Conditionally enable a sub-type (similar to enable_if to enable functions)

Question

I have a traits class which defines types for "ranges" (or containers, sequences) by deducing the type of member functions, like this:

template<class R>
struct range_type_traits
{
    // "iterator": The type of the iterators of a range
    using iterator = decltype(std::begin(std::declval<R>()));

    // "value_type": The (non-reference) type of the values of a range
    using value_type = typename std::remove_reference<decltype(*(std::declval<iterator>()))>::type;
};

The reason I do this (and not using the subtypes of R directly or std::iterator_traits) is to support any type of container in some templated library that has a begin() member and doesn't require the container to have some value_type / iterator types defined. As far as I know, std::iterator_traits can't handle some kind of "key type" for containers which don't expose their iterator interface to STL using pairs, like std::map does (example: QMap<K,T> has value_type = T. You can access the key via iterator::key().).

Now I want to conditionally define a type key_type iif the iterator has a function ::key() const and take its return type, similar to what I do with the value_type. If I just put the definition in the existing traits class, compilation fails for containers not supporting this.

SFINAE with std::enable_if can conditionally enable template functions. How to conditionally extend an existing class / conditionally define a sub-type?
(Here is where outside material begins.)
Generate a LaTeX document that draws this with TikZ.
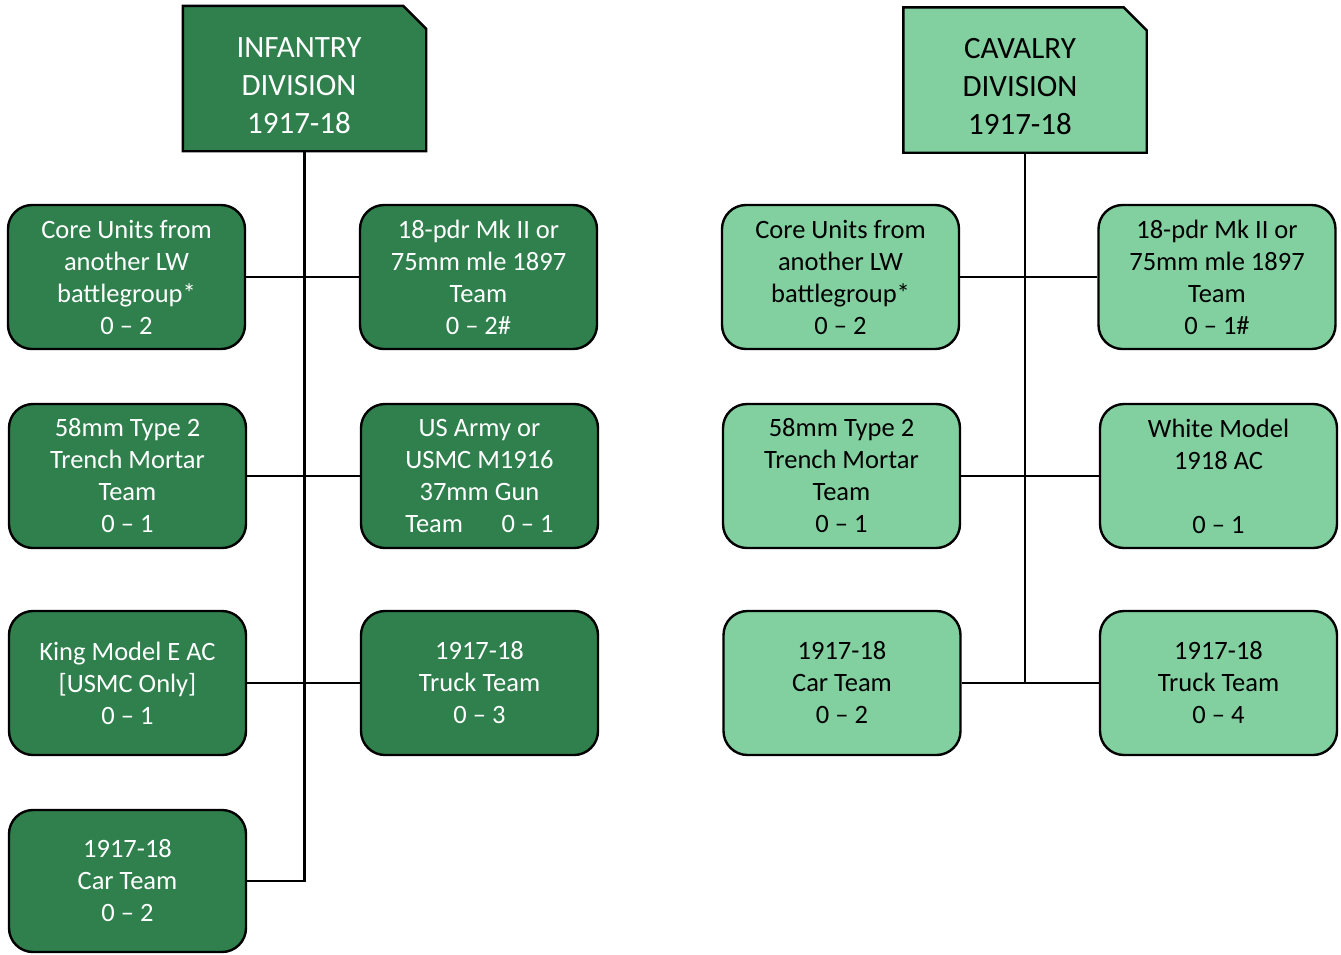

Something like this sketch:

template<class R>
struct range_type_traits
{
    // "iterator": The type of the iterators of a range
    using iterator = decltype(std::begin(std::declval<R>()));

    // "value_type": The (non-reference) type of the values of a range
    using value_type = typename std::remove_reference<decltype(*(std::declval<iterator>()))>::type;

    ENABLE_IF_COMPILATION_DOES_NOT_FAIL {
        // "key_type": The (non-reference) type of the keys of an associative range not using pairs in its STL-interface
        using key_type = typename std::remove_reference<decltype(std::declval<iterator>().key())>::type;
    }
};

Answer 1

You could use SFINAE on class templates to create a base class template that defines key_type if and only if the condition you require is satisfied:

namespace detail
{

    // Primary template (does not define key_type)
    template<typename R, typename = void>
    struct key_type_definer { };

    // Specialization using SFINAE to check for the existence of key() const
    // (does define key_type)
    template<typename R>
    struct key_type_definer<
        R,
        typename std::enable_if<
            std::is_same<
                decltype(std::declval<R const>().key()),
                decltype(std::declval<R const>().key())
                >::value
            >::type
        >
    {
        // Type alias definition
        using key_type = typename std::remove_reference<
            decltype(std::declval<R const>().key())
            >::type;
    };

} // end namespace detail

Then, you could derive your range_traits class template from the key_type_definer class template, this way:

template<class R>
struct range_type_traits : detail::key_type_definer<R>
//                       ^^^^^^^^^^^^^^^^^^^^^^^^^^^^^
{
    // ...
};

range_type_traits will now define a type alias called key_type if and only if R has a member function R key() const, where R will be the type aliased by key_type.